Can a filtration on a measure space have real-number indexing (giving a continuum of $\sigma$-algebras?

Question

My book "Measures, Integrals and martingales" defines a filtration as a sequence $F_t$ of $\sigma$-algebras. That means that there are at most countable $\sigma$ algebras in the filtration.

But in stochastic processes over a space of continuous functions (such as in Brownian motion), it is reasonable to ask for a $\sigma$ algebra at every point $t\in \mathbb R$. This would give us a "filtration" that is not a sequence (i.e. a map $\mathbb N \to \mathcal P(\Omega)$), but a function $\mathbb R \to \mathcal P(\Omega)$.
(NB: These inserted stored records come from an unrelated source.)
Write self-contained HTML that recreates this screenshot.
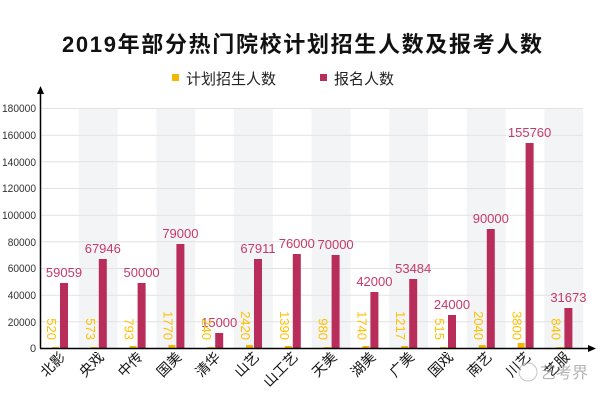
<!DOCTYPE html>
<html><head><meta charset="utf-8"><style>
body{margin:0;background:#fff}
svg{display:block;font-family:"Liberation Sans","Noto Sans CJK SC",sans-serif}
</style></head><body>
<svg width="600" height="400" viewBox="0 0 600 400" xmlns="http://www.w3.org/2000/svg">
<rect width="600" height="400" fill="#fff"/>
<text x="62" y="52" font-size="22" font-weight="bold" fill="#111" textLength="480" lengthAdjust="spacing">2019年部分热门院校计划招生人数及报考人数</text>
<rect x="172" y="74" width="7" height="7" fill="#f5b800"/>
<text x="186" y="84" font-size="15" fill="#222">计划招生人数</text>
<rect x="320" y="74" width="7" height="7" fill="#b92d5a"/>
<text x="334" y="84" font-size="15" fill="#222">报名人数</text>
<g fill="#f3f4f6">
<rect x="78.8" y="108" width="38.8" height="240"/>
<rect x="156.4" y="108" width="38.8" height="240"/>
<rect x="234" y="108" width="38.8" height="240"/>
<rect x="311.6" y="108" width="38.8" height="240"/>
<rect x="389.2" y="108" width="38.8" height="240"/>
<rect x="466.8" y="108" width="38.8" height="240"/>
<rect x="544.4" y="108" width="38.8" height="240"/>
</g>
<g stroke="#e2e2e2" stroke-width="1">
<line x1="40" x2="583" y1="108.5" y2="108.5"/><line x1="40" x2="583" y1="135.2" y2="135.2"/>
<line x1="40" x2="583" y1="161.8" y2="161.8"/><line x1="40" x2="583" y1="188.5" y2="188.5"/>
<line x1="40" x2="583" y1="215.2" y2="215.2"/><line x1="40" x2="583" y1="241.8" y2="241.8"/>
<line x1="40" x2="583" y1="268.5" y2="268.5"/><line x1="40" x2="583" y1="295.2" y2="295.2"/>
<line x1="40" x2="583" y1="321.8" y2="321.8"/>
</g>
<g font-size="11" fill="#333">
<text x="2" y="112" textLength="34" lengthAdjust="spacingAndGlyphs">180000</text>
<text x="2" y="139" textLength="34" lengthAdjust="spacingAndGlyphs">160000</text>
<text x="2" y="166" textLength="34" lengthAdjust="spacingAndGlyphs">140000</text>
<text x="2" y="192" textLength="34" lengthAdjust="spacingAndGlyphs">120000</text>
<text x="2" y="219" textLength="34" lengthAdjust="spacingAndGlyphs">100000</text>
<text x="7.7" y="246" textLength="28.3" lengthAdjust="spacingAndGlyphs">80000</text>
<text x="7.7" y="272" textLength="28.3" lengthAdjust="spacingAndGlyphs">60000</text>
<text x="7.7" y="299" textLength="28.3" lengthAdjust="spacingAndGlyphs">40000</text>
<text x="7.7" y="326" textLength="28.3" lengthAdjust="spacingAndGlyphs">20000</text>
<text x="30" y="352">0</text>
</g>
<g fill="#b92d5a">
<rect x="60" y="283" width="8" height="65"/>
<rect x="98.8" y="259" width="8" height="89"/>
<rect x="137.6" y="283" width="8" height="65"/>
<rect x="176.4" y="244" width="8" height="104"/>
<rect x="215.2" y="333" width="8" height="15"/>
<rect x="254" y="259" width="8" height="89"/>
<rect x="292.8" y="254" width="8" height="94"/>
<rect x="331.6" y="255" width="8" height="93"/>
<rect x="370.4" y="292" width="8" height="56"/>
<rect x="409.2" y="279" width="8" height="69"/>
<rect x="448" y="315" width="8" height="33"/>
<rect x="486.8" y="229" width="8" height="119"/>
<rect x="525.6" y="143" width="8" height="205"/>
<rect x="564.4" y="308" width="8" height="40"/>
</g>
<g fill="#f5b800">
<rect x="52" y="347" width="7" height="1"/>
<rect x="90.8" y="347" width="7" height="1"/>
<rect x="129.6" y="346" width="7" height="2"/>
<rect x="168.4" y="345" width="7" height="3"/>
<rect x="207.2" y="347" width="7" height="1"/>
<rect x="246" y="345" width="7" height="3"/>
<rect x="284.8" y="346" width="7" height="2"/>
<rect x="323.6" y="347" width="7" height="1"/>
<rect x="362.4" y="346" width="7" height="2"/>
<rect x="401.2" y="346" width="7" height="2"/>
<rect x="440" y="347" width="7" height="1"/>
<rect x="478.8" y="345" width="7" height="3"/>
<rect x="517.6" y="343" width="7" height="5"/>
<rect x="556.4" y="347" width="7" height="1"/>
</g>
<g font-size="13" fill="#c63a66" text-anchor="middle">
<text x="64" y="277">59059</text><text x="102.8" y="253">67946</text><text x="141.6" y="277">50000</text>
<text x="180.4" y="238">79000</text><text x="219.2" y="327">15000</text><text x="258" y="253">67911</text>
<text x="296.8" y="248">76000</text><text x="335.6" y="249">70000</text><text x="374.4" y="286">42000</text>
<text x="413.2" y="273">53484</text><text x="452" y="309">24000</text><text x="490.8" y="223">90000</text>
<text x="529.6" y="137">155760</text><text x="568.4" y="302">31673</text>
</g>
<g font-size="13" fill="#ffc000" text-anchor="end">
<text transform="translate(47,340) rotate(90)">520</text>
<text transform="translate(85.8,340) rotate(90)">573</text>
<text transform="translate(124.6,340) rotate(90)">793</text>
<text transform="translate(163.4,340) rotate(90)">1770</text>
<text transform="translate(202.2,340) rotate(90)">240</text>
<text transform="translate(241,340) rotate(90)">2420</text>
<text transform="translate(279.8,340) rotate(90)">1390</text>
<text transform="translate(318.6,340) rotate(90)">980</text>
<text transform="translate(357.4,340) rotate(90)">1740</text>
<text transform="translate(396.2,340) rotate(90)">1217</text>
<text transform="translate(435,340) rotate(90)">515</text>
<text transform="translate(473.8,340) rotate(90)">2040</text>
<text transform="translate(512.6,340) rotate(90)">3800</text>
<text transform="translate(551.4,340) rotate(90)">840</text>
</g>
<g stroke="#000" stroke-width="1.5" fill="none">
<line x1="40.5" y1="92" x2="40.5" y2="348.5"/>
<line x1="40" y1="348.5" x2="590" y2="348.5"/>
</g>
<path d="M40.5 86 L37 94 L44 94 Z" fill="#000"/>
<path d="M596 348.5 L588 345 L588 352 Z" fill="#000"/>
<g font-size="14" fill="#111" text-anchor="end">
<text transform="translate(66,358) rotate(-45)">北影</text>
<text transform="translate(104.8,358) rotate(-45)">央戏</text>
<text transform="translate(143.6,358) rotate(-45)">中传</text>
<text transform="translate(182.4,358) rotate(-45)">国美</text>
<text transform="translate(221.2,358) rotate(-45)">清华</text>
<text transform="translate(260,358) rotate(-45)">山艺</text>
<text transform="translate(298.8,358) rotate(-45)">山工艺</text>
<text transform="translate(337.6,358) rotate(-45)">天美</text>
<text transform="translate(376.4,358) rotate(-45)">湖美</text>
<text transform="translate(415.2,358) rotate(-45)">广美</text>
<text transform="translate(454,358) rotate(-45)">国戏</text>
<text transform="translate(492.8,358) rotate(-45)">南艺</text>
<text transform="translate(531.6,358) rotate(-45)">川艺</text>
<text transform="translate(570.4,358) rotate(-45)">艺服</text>
</g>
<g opacity="0.55">
<circle cx="528" cy="372" r="9" fill="#fff" stroke="#999"/>
<text x="540" y="378" font-size="16" fill="#777">艺考界</text>
</g>
</svg>
</body></html>
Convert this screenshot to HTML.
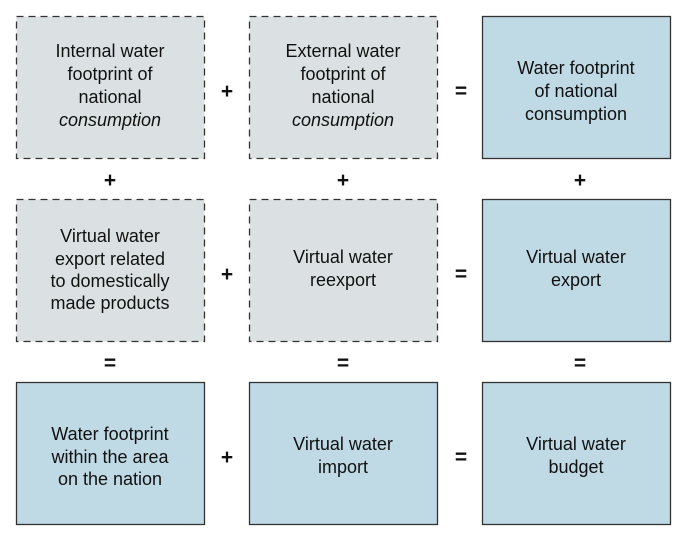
<!DOCTYPE html>
<html><head><style>
html,body{margin:0;padding:0;background:#fff}
svg{display:block}
text{font-family:"Liberation Sans",Arial,sans-serif;font-size:18px;fill:#111;text-anchor:middle}
.op{font-size:21px;font-weight:bold}
</style></head><body>
<svg width="689" height="542" viewBox="0 0 689 542">
<g stroke="#333" stroke-width="1.3">
<rect x="16.5" y="16.5" width="188" height="142" fill="#dbe1e3" stroke-dasharray="7,5"/>
<rect x="249.5" y="16.5" width="188" height="142" fill="#dbe1e3" stroke-dasharray="7,5"/>
<rect x="482.5" y="16.5" width="188" height="142" fill="#bfd9e5"/>
<rect x="16.5" y="199.5" width="188" height="142" fill="#dbe1e3" stroke-dasharray="7,5"/>
<rect x="249.5" y="199.5" width="188" height="142" fill="#dbe1e3" stroke-dasharray="7,5"/>
<rect x="482.5" y="199.5" width="188" height="142" fill="#bfd9e5"/>
<rect x="16.5" y="382.5" width="188" height="142" fill="#bfd9e5"/>
<rect x="249.5" y="382.5" width="188" height="142" fill="#bfd9e5"/>
<rect x="482.5" y="382.5" width="188" height="142" fill="#bfd9e5"/>
</g>
<text x="110" y="57">Internal water</text>
<text x="110" y="80">footprint of</text>
<text x="110" y="103">national</text>
<text x="110" y="126" font-style="italic">consumption</text>
<text x="343" y="57">External water</text>
<text x="343" y="80">footprint of</text>
<text x="343" y="103">national</text>
<text x="343" y="126" font-style="italic">consumption</text>
<text x="576" y="74">Water footprint</text>
<text x="576" y="97">of national</text>
<text x="576" y="120">consumption</text>
<text x="110" y="242">Virtual water</text>
<text x="110" y="265">export related</text>
<text x="110" y="287">to domestically</text>
<text x="110" y="309">made products</text>
<text x="343" y="263">Virtual water</text>
<text x="343" y="286">reexport</text>
<text x="576" y="263">Virtual water</text>
<text x="576" y="286">export</text>
<text x="110" y="440">Water footprint</text>
<text x="110" y="463">within the area</text>
<text x="110" y="485">on the nation</text>
<text x="343" y="450">Virtual water</text>
<text x="343" y="473">import</text>
<text x="576" y="450">Virtual water</text>
<text x="576" y="473">budget</text>
<text class="op" x="227" y="98">+</text>
<text class="op" x="461" y="98">=</text>
<text class="op" x="227" y="281">+</text>
<text class="op" x="461" y="281">=</text>
<text class="op" x="227" y="464">+</text>
<text class="op" x="461" y="464">=</text>
<text class="op" x="110" y="187">+</text>
<text class="op" x="343" y="187">+</text>
<text class="op" x="580" y="187">+</text>
<text class="op" x="110" y="370">=</text>
<text class="op" x="343" y="370">=</text>
<text class="op" x="580" y="370">=</text>
</svg>
</body></html>
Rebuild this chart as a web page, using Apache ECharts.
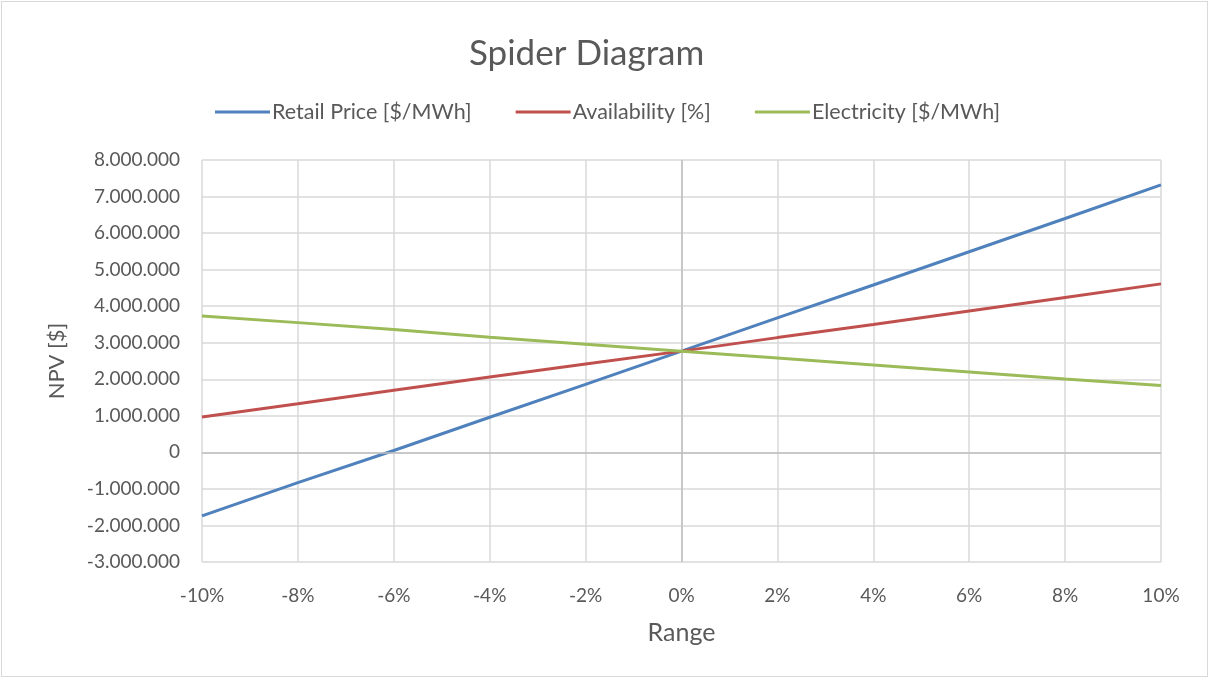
<!DOCTYPE html>
<html>
<head>
<meta charset="utf-8">
<script src="https://cdn.jsdelivr.net/npm/echarts@6/dist/echarts.min.js"></script>
<style>
  html, body { margin: 0; padding: 0; background: #fff; }
  #wrap { position: absolute; left: 1px; top: 1px; width: 1207px; height: 676px; border: 1px solid #d9d9d9; box-sizing: border-box; }
  #chart { position: absolute; left: 0; top: 0; width: 1212px; height: 681px; }
</style>
</head>
<body>
<div id="wrap"></div>
<div id="chart"></div>
<script>
// Sensitivity range in percent
const rangePct = [-10, -8, -6, -4, -2, 0, 2, 4, 6, 8, 10];
// NPV in $ for each parameter variation
const retailPrice = [-1740000, -830000, 50000, 960000, 1860000, 2770000, 3680000, 4580000, 5490000, 6400000, 7320000];
const availability = [970000, 1330000, 1700000, 2060000, 2420000, 2770000, 3140000, 3500000, 3870000, 4240000, 4610000];
const electricity = [3730000, 3550000, 3360000, 3150000, 2960000, 2770000, 2580000, 2390000, 2200000, 2010000, 1830000];

const seriesNames = ['Retail Price [$/MWh]', 'Availability [%]', 'Electricity [$/MWh]'];
const colors = ['#4f81bd', '#c0504d', '#9bbb59'];
const FONT = 'Lato, "Noto Sans", sans-serif';
const TXT = '#595959';

function pairs(vals) { return rangePct.map((x, i) => [x, vals[i]]); }
function fmtThousands(v) {
  const neg = v < 0;
  const s = Math.abs(Math.round(v)).toString().replace(/\B(?=(\d{3})+(?!\d))/g, '.');
  return (neg ? '-' : '') + s;
}

const chart = echarts.init(document.getElementById('chart'), null, { renderer: 'canvas' });
const lineSeries = [retailPrice, availability, electricity].map((vals, i) => ({
  name: seriesNames[i],
  type: 'line',
  data: pairs(vals),
  showSymbol: false,
  symbol: 'none',
  lineStyle: { width: 3, color: colors[i] },
  itemStyle: { color: colors[i] },
  z: 3 + i
}));
// zero reference lines
lineSeries[0].markLine = {
  silent: true,
  symbol: 'none',
  label: { show: false },
  lineStyle: { color: '#bfbfbf', width: 1.5, type: 'solid' },
  data: [{ xAxis: 0 }, { yAxis: 0 }]
};

chart.setOption({
  animation: false,
  color: colors,
  title: {
    text: 'Spider Diagram',
    left: 464,
    top: 31,
    textStyle: { fontFamily: FONT, fontSize: 35, fontWeight: 'normal', color: TXT }
  },
  legend: {
    top: 96,
    left: 210,
    itemWidth: 55,
    itemHeight: 3,
    itemGap: 44,
    icon: 'rect',
    data: seriesNames,
    textStyle: { fontFamily: FONT, fontSize: 21.5, color: TXT, padding: [0, 0, 0, -3] }
  },
  grid: { left: 202, right: 51, top: 160, bottom: 119, containLabel: false },
  xAxis: {
    type: 'value',
    min: -10, max: 10, interval: 2,
    name: 'Range',
    nameLocation: 'middle',
    nameGap: 58,
    nameTextStyle: { fontFamily: FONT, fontSize: 25, color: TXT },
    axisLine: { show: false, onZero: false },
    axisTick: { show: false },
    axisLabel: { fontFamily: FONT, fontSize: 19, color: TXT, margin: 24, formatter: v => v + '%' },
    splitLine: { show: true, lineStyle: { color: '#d9d9d9', width: 1.5 } }
  },
  yAxis: {
    type: 'value',
    min: -3000000, max: 8000000, interval: 1000000,
    name: 'NPV [$]',
    nameLocation: 'middle',
    nameGap: 134,
    nameRotate: 90,
    nameTextStyle: { fontFamily: FONT, fontSize: 22, color: TXT },
    axisLine: { show: false, onZero: false },
    axisTick: { show: false },
    axisLabel: { fontFamily: FONT, fontSize: 19, color: TXT, margin: 22, formatter: fmtThousands },
    splitLine: { show: true, lineStyle: { color: '#d9d9d9', width: 1.5 } }
  },
  series: lineSeries
});
</script>
</body>
</html>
Would such a "Continuum of $\sigma$ algebras" still be called a "filtration"? Is it valid?

Answer 1

It is not only possible, but also the right definition. In general, given a probability space $(\Omega,\mathcal E,P)$ in which it is defined a stochastic process $(X_t)_{t\in \mathcal I}$ with time domain on a totally ordered set $\mathcal I$, a filtration of $X_t$ is a collection $(\mathcal E_t)_{t\in\mathcal I}$ of increasing (i.e., non-decreasing) sub-$\sigma$-algebras of $\mathcal E$, that is:

• $\mathcal E_t \subseteq \mathcal E$ for every $t\in \mathcal I$,
• $\mathcal E_t$ is a $\sigma$-algebra for every $t\in \mathcal I$, and
• $t_0\le t_1 \implies \mathcal E_{t_0} \subseteq \mathcal E_{t_1}$.

Just note that in your case it won't be a mere function $$\mathbb R \to \mathcal P(\Omega)$$ but a function $$\mathbb R \to \mathcal P\big(\mathcal P(\Omega)\big).$$ And even so, it could well be the case that a filtration could not be a function with image $\mathcal P\big(\mathcal P(\Omega)\big)$. All this is true because:

• the elements of $\mathcal P(\Omega)$ are not $\sigma$-algebras over $\Omega$ but subsets of it;
• it might well be the case that $\mathcal P(\Omega)$ not be a suitable $\sigma$-algebra over whose events a valid probability function can be defined (perhaps you are working with the probability space $(\mathbb R, \mathcal B (\mathbb R),P)$, and so your filtration gives [not subsets but] sub-$\sigma$-algebras of $\mathcal B(\mathbb R)$ or whatever $\sigma$-algebra over $\Omega$ is defined on your space.)

But, short answer, yes: such a function would still be called a filtration provided it satisfies the conditions mentioned above.